Those buyers, the company added, tended to spend more money, too, with the average cost of a house sold to these clients topping $2-million, compared to $1.4-million on average overall.

The figures did not include Macdonald’s sales in suburban areas such as Richmond, Burnaby or North Vancouver.

“This is our snapshot of Vancouver,” says Dan Scarrow, vice-president of corporate strategy at Macdonald Realty.

The information is based on reports from the firm’s sales, anecdotes from its agents and Mr. Scarrow’s own experience working with mainland Chinese clients, and it’s a glimpse into the influence of mainland Chinese money on Vancouver’s real estate market, which is considered among the most expensive in North America.

Vancouver has been flooded in recent years by tens of thousands of investor-class immigrants from mainland China, who have seen the west coast city as a stable – and picturesque – place to park their capital in luxury property.

That has helped drive up the average price of a single-family home in Vancouver to around $1.2-million.

Mr. Scarrow, who noted the firm does not query buyers about immigration status, believes that investment flowing from mainland China into Vancouver real estate is a quantifiable phenomenon, but has not personally seen much of the more controversial type of buyer: Those from abroad who buy for investment purposes but never live in the city. “We still see very few pure investors from China who have no connection to Vancouver,” he says.

Getting a handle on foreign buyers is difficult and Macdonald’s survey is far from exact – though one major property developer in Richmond said “that sounds about right.” The federal government does not collect meaningful data on the number of foreign buyers purchasing Canadian real estate, leaving industry participants to debate the impact of foreign capital on the local market. And that debate has gotten heated recently, with some developers accusing others of racism and criticizing those who want to slap curbs on foreign investment. The issue is complicated by the fact that some of Vancouver’s ethnically Chinese Canadian citizens with ties to Hong Kong view newer immigrants from mainland China with a degree of suspicion, assuming their wealth might have been accumulated in part by proximity to China’s Communist Party, rather than in a free market with the rule of law like Hong Kong.

The lack of hard data has also complicated discussions about the city’s affordability crisis and fuelled a local cottage industry where analysts attempt to decipher the scope of foreign money by looking at things like electricity usage in downtown neighbourhoods where some suspect foreign buyers have bought condos in which they never live.

“People always say there are no stats. Well, here are the stats,” says Mr. Scarrow. “This is actual evidence.”

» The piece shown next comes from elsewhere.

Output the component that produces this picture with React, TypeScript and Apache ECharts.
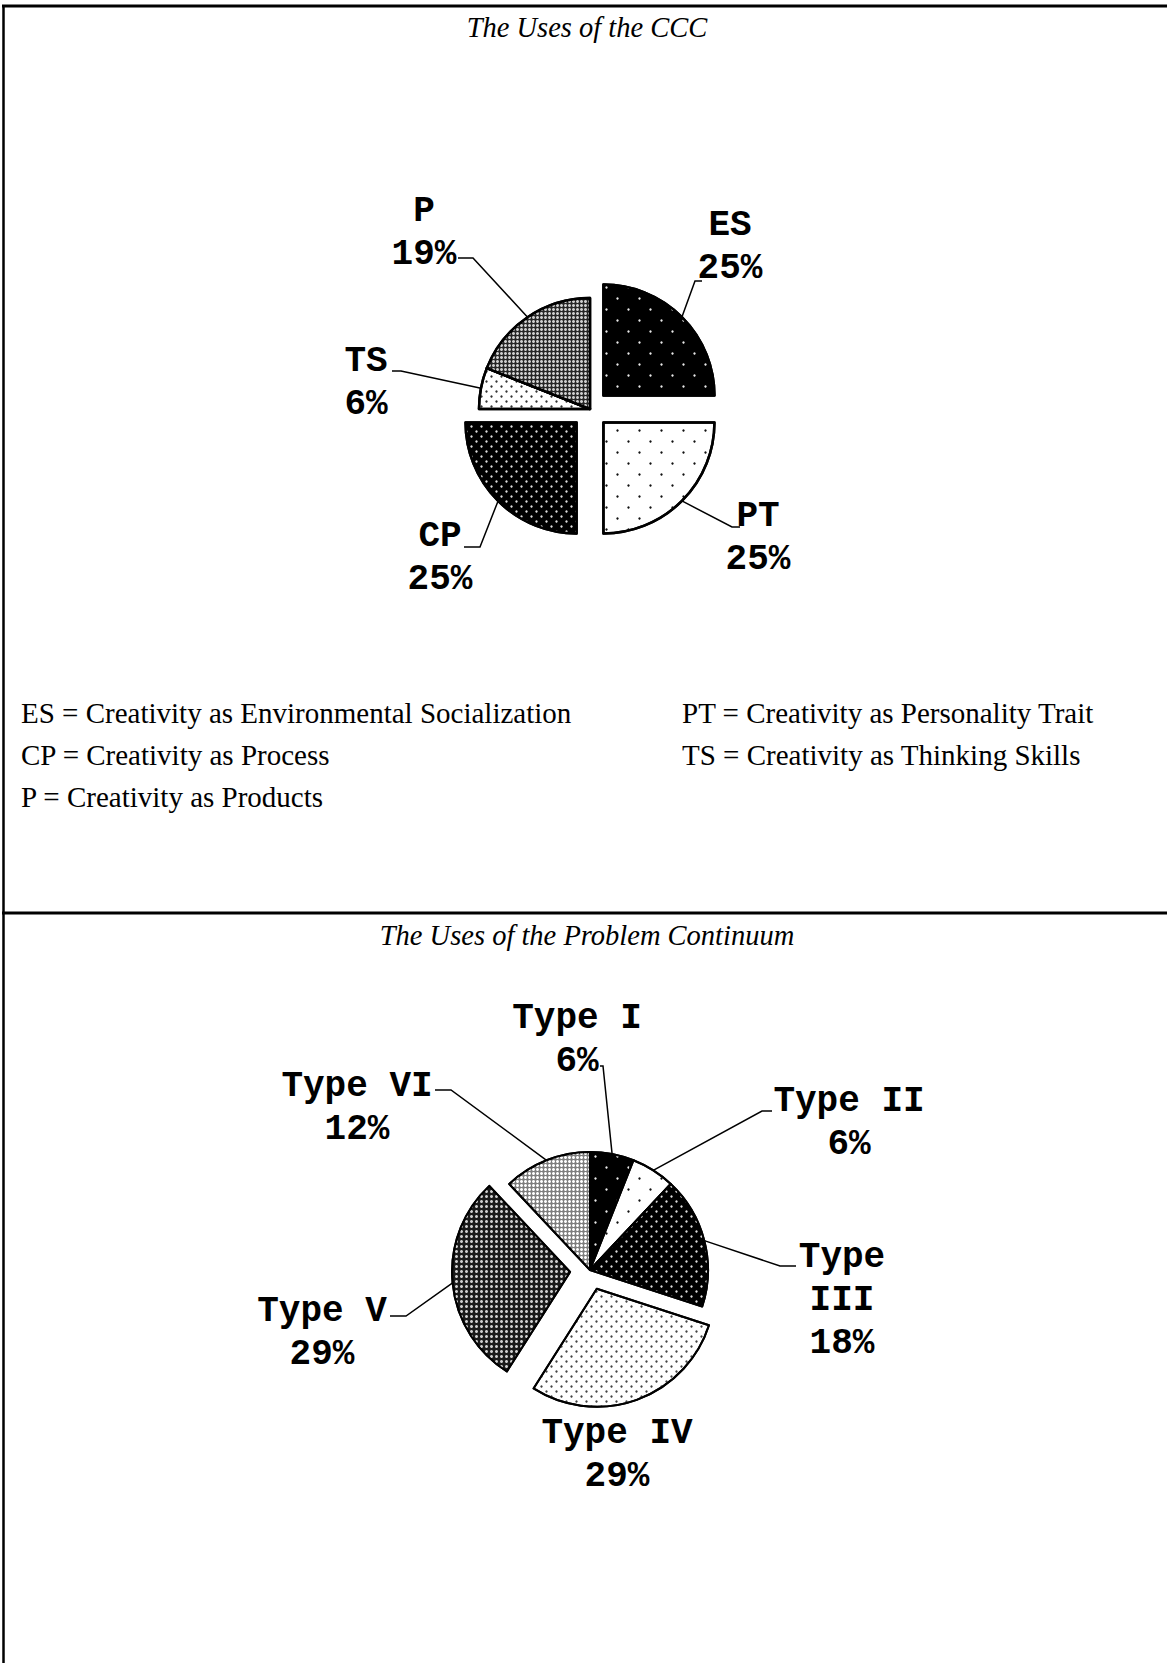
import React, { useEffect, useRef } from 'react';
import * as echarts from 'echarts';

// ---------------- data ----------------
const CCC_TITLE = 'The Uses of the CCC';
const CCC_CATEGORIES = ['ES', 'PT', 'CP', 'TS', 'P'];
const CCC_VALUES = [25, 25, 25, 6, 19];
const CCC_EXPLODED = [true, true, true, false, false];

const PC_TITLE = 'The Uses of the Problem Continuum';
const PC_CATEGORIES = ['Type I', 'Type II', 'Type III', 'Type IV', 'Type V', 'Type VI'];
const PC_VALUES = [6, 6, 18, 29, 29, 12];
const PC_EXPLODED = [false, false, false, true, true, false];

const CCC_NOTES_LEFT = [
  'ES = Creativity as Environmental Socialization',
  'CP = Creativity as Process',
  'P = Creativity as Products',
];
const CCC_NOTES_RIGHT = [
  'PT = Creativity as Personality Trait',
  'TS = Creativity as Thinking Skills',
];
const WRAPPED_LABELS = ['Type III'];

// ---------------- layout / style ----------------
const W = 1167;
const H = 1663;

const PIE1 = { cx: 590, cy: 409, r: 111, offset: 19 };
const PIE2 = { cx: 590, cy: 1270, r: 118, offset: 20 };

// text centre (t), leader elbow (e), leader end (f) relative to pie centre
const PIE1_LABELS = [
  { t: [140, -162], e: [105, -128], f: [112, -128] },
  { t: [168, 129], e: [142, 118], f: [150, 118] },
  { t: [-150, 149], e: [-110, 138], f: [-126, 138] },
  { t: [-224, -26], e: [-189, -38], f: [-198, -38] },
  { t: [-166, -176], e: [-117, -151], f: [-132, -151] },
];
const PIE2_LABELS = [
  { t: [-13, -230], e: [13, -204], f: [10, -204] },
  { t: [259, -147], e: [172, -159], f: [182, -159] },
  { t: [252, 30], e: [190, -4], f: [206, -4] },
  { t: [27, 185], e: [27, 185], f: [27, 185] },
  { t: [-268, 63], e: [-184, 46], f: [-200, 46] },
  { t: [-233, -162], e: [-139, -180], f: [-155, -180] },
];

const dots = (pitch: number, dot: number, color: string) => ({
  symbol: 'circle',
  symbolSize: 0.8,
  color,
  dashArrayX: [[dot, pitch - dot], [0, pitch / 2, dot, pitch / 2 - dot]],
  dashArrayY: [dot, pitch / 2 - dot],
});
const grid = (pitch: number, dot: number, color: string) => ({
  symbol: 'circle',
  symbolSize: 1,
  color,
  dashArrayX: [[dot, pitch - dot]],
  dashArrayY: [dot, pitch - dot],
});

const CCC_STYLES = [
  { color: '#000', decal: dots(22, 3, '#e8e8e8') },
  { color: '#fff', decal: dots(22, 3, '#111') },
  { color: '#000', decal: dots(10, 3, '#dddddd') },
  { color: '#fff', decal: dots(10, 3, '#333') },
  { color: '#262626', decal: grid(4, 3, '#cfcfcf') },
];
const PC_STYLES = [
  { color: '#000', decal: dots(22, 3, '#e8e8e8') },
  { color: '#fff', decal: dots(22, 3, '#111') },
  { color: '#000', decal: dots(10, 3, '#dddddd') },
  { color: '#fff', decal: dots(10, 3, '#444') },
  { color: '#1a1a1a', decal: grid(5, 3, '#cfcfcf') },
  { color: '#7e7e7e', decal: grid(4, 3, '#ffffff') },
];

const LABEL_FONT = {
  fontFamily: 'Liberation Mono',
  fontWeight: 'bold' as const,
  fontSize: 36,
  lineHeight: 43,
  color: '#000',
};
const SERIF = 'Liberation Serif';
const HIDDEN = 'rgba(0,0,0,0)';

function midDir(values: number[], i: number) {
  const total = values.reduce((a, b) => a + b, 0);
  let cum = 0;
  for (let j = 0; j < i; j++) cum += values[j];
  const mid = ((cum + values[i] / 2) / total) * Math.PI * 2;
  return [Math.sin(mid), -Math.cos(mid)];
}

// One pie series; `visible` tells which slices this series draws.
// Exploded slices get their own series whose centre is pushed out along the slice bisector.
function pieSeries(
  categories: string[],
  values: number[],
  styles: any[],
  pie: any,
  labels: any[],
  borderWidth: number,
  noLine: number[],
  visible: boolean[],
  shift: number[]
) {
  const cx = pie.cx + shift[0];
  const cy = pie.cy + shift[1];
  return {
    type: 'pie',
    center: [cx, cy],
    radius: pie.r,
    startAngle: 90,
    clockwise: true,
    avoidLabelOverlap: false,
    emphasis: { disabled: true },
    label: {
      show: true,
      position: 'outside',
      ...LABEL_FONT,
      formatter: (p: any) =>
        `${WRAPPED_LABELS.includes(p.name) ? p.name.replace(' ', '\n') : p.name}\n${p.value}%`,
    },
    labelLine: { show: true, lineStyle: { color: '#000', width: 1.5 } },
    labelLayout: (params: any) => {
      const i = params.dataIndex;
      if (!visible[i]) return {};
      const L = labels[i];
      const d = midDir(values, i);
      return {
        x: pie.cx + L.t[0],
        y: pie.cy + L.t[1],
        align: 'center',
        verticalAlign: 'middle',
        labelLinePoints: [
          [cx + d[0] * pie.r, cy + d[1] * pie.r],
          [pie.cx + L.e[0], pie.cy + L.e[1]],
          [pie.cx + L.f[0], pie.cy + L.f[1]],
        ],
      };
    },
    data: categories.map((name, i) =>
      visible[i]
        ? {
            name,
            value: values[i],
            itemStyle: {
              color: styles[i].color,
              decal: styles[i].decal,
              borderColor: '#000',
              borderWidth,
            },
            labelLine: noLine.includes(i) ? { show: false } : undefined,
          }
        : {
            name,
            value: values[i],
            itemStyle: { color: HIDDEN, borderWidth: 0 },
            label: { show: false },
            labelLine: { show: false },
          }
    ),
  };
}

function explodedPie(
  categories: string[],
  values: number[],
  exploded: boolean[],
  styles: any[],
  pie: any,
  labels: any[],
  borderWidth: number,
  noLine: number[]
) {
  const list: any[] = [
    pieSeries(categories, values, styles, pie, labels, borderWidth, noLine, exploded.map((e) => !e), [0, 0]),
  ];
  exploded.forEach((e, i) => {
    if (!e) return;
    const d = midDir(values, i);
    list.push(
      pieSeries(
        categories,
        values,
        styles,
        pie,
        labels,
        borderWidth,
        noLine,
        exploded.map((_, j) => j === i),
        [d[0] * pie.offset, d[1] * pie.offset]
      )
    );
  });
  return list;
}

export default function App() {
  const ref = useRef<HTMLDivElement>(null);

  useEffect(() => {
    if (!ref.current) return;
    const chart = echarts.init(ref.current, undefined, { renderer: 'svg' });

    const noteStyle = (t: string) => ({
      text: t,
      fontFamily: SERIF,
      fontSize: 29,
      fill: '#000',
      verticalAlign: 'middle',
    });
    const notes: any[] = [];
    CCC_NOTES_LEFT.forEach((t, i) => notes.push({ type: 'text', x: 21, y: 713 + i * 42, style: noteStyle(t) }));
    CCC_NOTES_RIGHT.forEach((t, i) => notes.push({ type: 'text', x: 682, y: 713 + i * 42, style: noteStyle(t) }));

    const titleStyle = {
      fontFamily: SERIF,
      fontStyle: 'italic',
      fontWeight: 'normal',
      fontSize: 28.5,
      color: '#000',
    };

    const option: any = {
      animation: false,
      backgroundColor: '#fff',
      title: [
        { text: CCC_TITLE, left: 587, top: 13, textAlign: 'center', padding: 0, textStyle: titleStyle },
        { text: PC_TITLE, left: 587, top: 921, textAlign: 'center', padding: 0, textStyle: titleStyle },
      ],
      graphic: [
        { type: 'line', shape: { x1: 2, y1: 6, x2: W, y2: 6 }, style: { stroke: '#000', lineWidth: 3 } },
        { type: 'line', shape: { x1: 3.5, y1: 5, x2: 3.5, y2: H }, style: { stroke: '#000', lineWidth: 2.5 } },
        { type: 'line', shape: { x1: 2, y1: 913, x2: W, y2: 913 }, style: { stroke: '#000', lineWidth: 3 } },
        ...notes,
      ],
      series: [
        ...explodedPie(CCC_CATEGORIES, CCC_VALUES, CCC_EXPLODED, CCC_STYLES, PIE1, PIE1_LABELS, 2.5, []),
        ...explodedPie(PC_CATEGORIES, PC_VALUES, PC_EXPLODED, PC_STYLES, PIE2, PIE2_LABELS, 2, [3]),
      ],
    };
    chart.setOption(option);
    return () => chart.dispose();
  }, []);

  return (
    <div
      ref={ref}
      style={{ position: 'absolute', left: 0, top: 0, width: W, height: H, background: '#fff' }}
    />
  );
}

There have been some reports and statistics about the scale of foreign money in Vancouver real estate before, but few have been conclusive – and none have settled the debate. One Sotheby’s report based on a survey of its agents found that 40 per cent of the luxury properties it sold in Vancouver were to foreign buyers – but not all of them were from China. Many developers trying to downplay fears about Chinese investment cite a statistic showing that only 1 to 3 per cent of Vancouver real estate purchases are “foreign” buyers – but, as is the case with Macdonald’s sales, many more expensive homes are still sold to people based here but who have come, at some point, from mainland China. A 2011 study by Landcor Data showed that 74 per cent of luxury purchases in Richmond and Vancouver’s expensive west side were by buyers with mainland Chinese names.

Mr. Scarrow says his company is “indicative of the overall market,” since his firm has some real estate agents who target overseas Chinese buyers, but is also firmly oriented toward domestic sales, unlike other real estate firms that deliberately target Chinese buyers.

At the same time, Mr. Scarrow and Macdonald are so bullish on the potential for Chinese investment that he is spearheading the company’s efforts to open an office in China. “While there is very little data about foreign investors in Vancouver real estate, our own internal data is enough for us to commit to investing in a representative office in Shanghai,” said Mr. Scarrow, whose mother Lynn Hsu, who came from Taiwan in 1979, is the majority owner and president of Macdonald.

Others remain unconvinced – not about whether there is an influx of Chinese money, but whether the flow of foreign capital will continue unabated.

Richard Kurland, a Vancouver immigration lawyer who works with wealthy Chinese immigrants, believes Vancouver may see a slowdown in foreign investment. He said some wealthy Chinese buyers might get anxious and sell off second properties because of the current crackdown on corruption in China.

In meetings with top real estate agents earlier this year, Mr. Kurland predicted that luxury residential real estate could drop in value by as much as 25 per cent as foreign investment dips. As evidence, he points to July real estate figures that showed 106 homes for sale on the west side in the $3-million to $3.5-million price bracket, and just nine sales, compared to 73 active listings and seven sales during July of 2013.

© Copyright 2014 The Globe and Mail Inc.

RBC: cooling market in 2015 but real test to come

Friday, August 22nd, 2014

Justin da Rosa

One reader believes variable rate mortgages will continue to be the best option for clients going forward, following one big banks market forecast for 2015.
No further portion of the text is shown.